Anloga District Assembly
When contacted, the Anloga District Coordinating Director, Emmanuel Dzakpasu, told The Fourth Estate that while the construction of a sea defence wall at Fuveme was beyond the financial muscle of the assembly, it was engaging the Ministry of Works and Housing for the minister to visit the area and assess the dangers facing such communities.
On the inadequate desks and teachers, he said the assembly would work with the district directorate of education to ensure that the packed desks were released to the pupils while efforts were made to assess the teacher needs of the school.
As conversations about the fate of the school go on, residents of Fuveme are anticipating that decision-makers will roll out their mitigation plan early enough to tame the ocean and save their land and school.
They can only hope.
I would like to voluntarily help them but I’m not a trained teacher; a Development Planner. It’s disheartening to hear these things happening in modern times. No child should be denied education because they found themselves in a community they didn’t choose for themselves.
I’m in Sunyani doing NABCO but would relocate to help, at least that’s meaningful and impactful.

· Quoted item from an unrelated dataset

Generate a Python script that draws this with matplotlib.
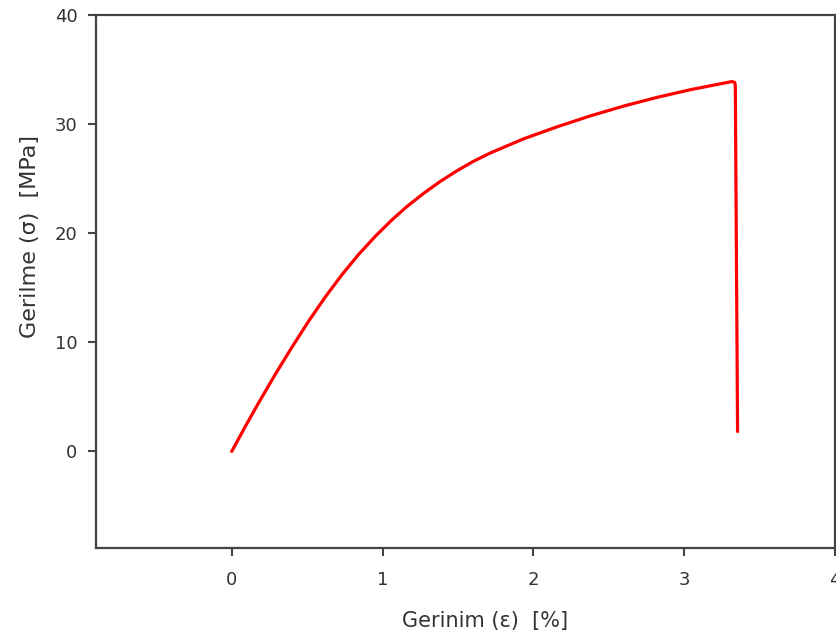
import matplotlib
matplotlib.use("Agg")
import matplotlib.pyplot as plt

plt.rcParams['font.family'] = ['DejaVu Sans']

# Stress-strain curve of the tensile test (strain in %, stress in MPa)
strain = [0.0, 0.090, 0.178, 0.288, 0.399, 0.509, 0.620, 0.731, 0.841, 0.952,
          1.062, 1.162, 1.272, 1.383, 1.493, 1.604, 1.714, 1.935, 2.157, 2.377,
          2.598, 2.820, 3.040, 3.261, 3.317, 3.336, 3.339, 3.354]
stress = [0.0, 2.29, 4.45, 7.05, 9.55, 11.92, 14.15, 16.20, 18.05, 19.72,
          21.22, 22.45, 23.65, 24.75, 25.72, 26.60, 27.35, 28.65, 29.75, 30.75,
          31.65, 32.45, 33.15, 33.75, 33.90, 33.82, 33.50, 1.83]

x_ticks = [0, 1, 2, 3, 4]
y_ticks = [0, 10, 20, 30, 40]

fig = plt.figure(figsize=(8.37, 6.43), dpi=100)
ax = fig.add_axes([96 / 837, 1 - 548 / 643, (835 - 96) / 837, (548 - 15) / 643])

ax.plot(strain, stress, color='#ff0000', lw=2.3, solid_joinstyle='round',
        solid_capstyle='round')

ax.set_xlim(-0.9, 4.0)
ax.set_ylim(-8.85, 40)
ax.set_xticks(x_ticks)
ax.set_yticks(y_ticks)

text_col = '#333333'
for s in ax.spines.values():
    s.set_color('#444444')
    s.set_linewidth(1.6)
ax.tick_params(direction='out', length=5.8, width=1.5, color='#444444',
               labelsize=13, labelcolor=text_col)
ax.tick_params(axis='x', pad=11)
ax.tick_params(axis='y', pad=7.5)

ax.set_xlabel('Gerinim (ε)  [%]', fontsize=15, color=text_col)
ax.set_ylabel('Gerilme (σ)  [MPa]', fontsize=16, color=text_col)
ax.xaxis.set_label_coords(0.526, -0.118)
ax.yaxis.set_label_coords(-0.076, 0.585)

fig.savefig('out.png', dpi=100)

TFE thank you for the story. It still baffles me why in this 21st-century, duty bearers sit back and allow such a solvable problem to overwhelm us. It is common knowledge that The Netherlands is completely below sea level and could or should have disappeared below the sea like the legendary city of Atlantis or Pompei. But the Dutch government and its people have found an engineering solution to the daunting problem. I recall my History teacher (who was British) in secondary school form one (1971) used to tell us that “God created the world but the Dutch made Holland.” Isn’t it amazing!!! Its time we solve this problem, after all a stitch in time saves nine.
Thanks very much for bringing the plight of these coastal communities to the fore.

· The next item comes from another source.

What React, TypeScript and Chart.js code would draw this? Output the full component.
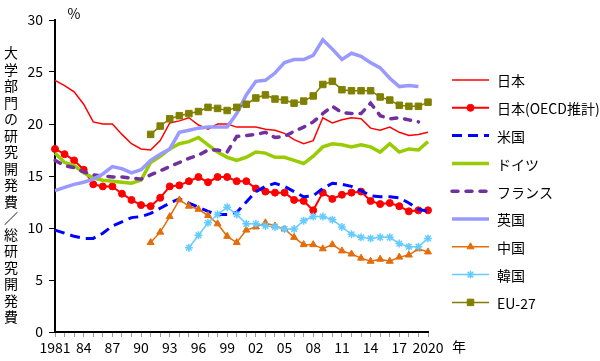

I’m wondering what the political and other opinion leaders are waiting for to aggressively present their case to the appropriate quarters. These are the kinds of problems we voted them into office to solve….but alas, the priorities seemed screwed up big time. These problems have been there for a long time and nothing concrete is being done about them.

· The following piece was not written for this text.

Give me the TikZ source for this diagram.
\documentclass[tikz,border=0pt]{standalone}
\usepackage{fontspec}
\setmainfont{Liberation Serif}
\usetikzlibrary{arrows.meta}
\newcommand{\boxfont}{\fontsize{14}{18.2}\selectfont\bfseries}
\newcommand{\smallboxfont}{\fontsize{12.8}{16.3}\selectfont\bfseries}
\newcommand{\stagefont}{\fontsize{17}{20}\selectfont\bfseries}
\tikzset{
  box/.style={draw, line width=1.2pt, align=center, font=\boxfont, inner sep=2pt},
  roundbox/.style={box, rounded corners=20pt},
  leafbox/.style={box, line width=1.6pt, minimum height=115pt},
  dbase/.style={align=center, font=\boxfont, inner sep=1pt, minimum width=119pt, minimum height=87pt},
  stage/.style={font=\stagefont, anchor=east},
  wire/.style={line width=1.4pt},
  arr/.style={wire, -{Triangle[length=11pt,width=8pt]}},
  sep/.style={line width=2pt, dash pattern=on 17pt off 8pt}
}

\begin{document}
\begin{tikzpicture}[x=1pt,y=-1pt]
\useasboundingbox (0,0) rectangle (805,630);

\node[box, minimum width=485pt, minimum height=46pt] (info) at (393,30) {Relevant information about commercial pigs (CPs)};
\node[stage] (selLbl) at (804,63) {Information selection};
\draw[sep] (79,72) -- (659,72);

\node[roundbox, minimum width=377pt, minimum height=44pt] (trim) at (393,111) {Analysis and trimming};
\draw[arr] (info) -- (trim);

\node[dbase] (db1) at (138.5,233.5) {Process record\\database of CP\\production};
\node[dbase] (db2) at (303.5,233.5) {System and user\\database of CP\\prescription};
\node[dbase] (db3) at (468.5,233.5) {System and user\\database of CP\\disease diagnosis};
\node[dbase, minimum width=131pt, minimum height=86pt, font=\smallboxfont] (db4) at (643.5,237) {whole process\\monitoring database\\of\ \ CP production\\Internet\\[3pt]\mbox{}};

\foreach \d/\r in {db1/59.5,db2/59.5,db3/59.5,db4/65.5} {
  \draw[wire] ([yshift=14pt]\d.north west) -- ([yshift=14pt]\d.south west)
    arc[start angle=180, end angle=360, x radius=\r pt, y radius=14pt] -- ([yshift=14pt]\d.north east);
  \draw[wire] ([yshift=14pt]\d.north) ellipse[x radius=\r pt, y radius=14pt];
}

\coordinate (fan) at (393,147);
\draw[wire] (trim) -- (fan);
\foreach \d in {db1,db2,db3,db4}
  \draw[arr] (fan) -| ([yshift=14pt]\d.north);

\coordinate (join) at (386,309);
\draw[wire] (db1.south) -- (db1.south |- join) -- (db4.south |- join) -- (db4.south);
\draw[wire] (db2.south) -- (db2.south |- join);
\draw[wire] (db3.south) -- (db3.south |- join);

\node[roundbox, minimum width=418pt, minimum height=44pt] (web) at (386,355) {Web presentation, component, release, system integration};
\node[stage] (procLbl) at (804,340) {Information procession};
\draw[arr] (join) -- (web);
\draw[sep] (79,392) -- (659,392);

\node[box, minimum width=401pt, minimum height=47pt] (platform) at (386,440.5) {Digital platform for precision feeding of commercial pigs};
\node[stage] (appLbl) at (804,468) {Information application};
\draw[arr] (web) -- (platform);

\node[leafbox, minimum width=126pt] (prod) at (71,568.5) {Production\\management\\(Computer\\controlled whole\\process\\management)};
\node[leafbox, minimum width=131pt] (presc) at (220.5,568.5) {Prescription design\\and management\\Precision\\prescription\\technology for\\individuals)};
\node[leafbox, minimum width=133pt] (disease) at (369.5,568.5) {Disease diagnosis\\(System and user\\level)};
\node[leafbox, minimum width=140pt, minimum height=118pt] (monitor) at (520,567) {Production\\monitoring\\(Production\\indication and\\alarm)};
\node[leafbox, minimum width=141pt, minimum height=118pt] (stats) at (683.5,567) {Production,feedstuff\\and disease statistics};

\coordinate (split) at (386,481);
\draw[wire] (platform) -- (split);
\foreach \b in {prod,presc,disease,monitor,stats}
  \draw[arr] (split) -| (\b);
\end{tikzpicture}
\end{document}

All what these so called politicians know to do is drive in expensive cars and waste our monies on unnecessary and expensive travels whiles their core jobs at solving our problems are left to the dogs.
My heart goes out to these communities. They need to start punishing these greedy politicians who fail to solve their problems.
A very big shame to the elites and politicians especially those from that part of the Volta for allowing our ancestral lands to be swallowed by the sea whiles they look on unconcerned. Their memory shall be wiped out and forgotten for their gross negligence and neglect of their ancestral land in favour of vanity. Shame to the presidents and ministers of state with the responsibility to solving these problems but looked away. Our ancestors will question n judge u in due time.
There’s a wind blowing. That wind will blow away all levels of incompetence, corruption, vanity and mediocrity from this our blessed land called ghana. It will eventually engulf the entire African continent.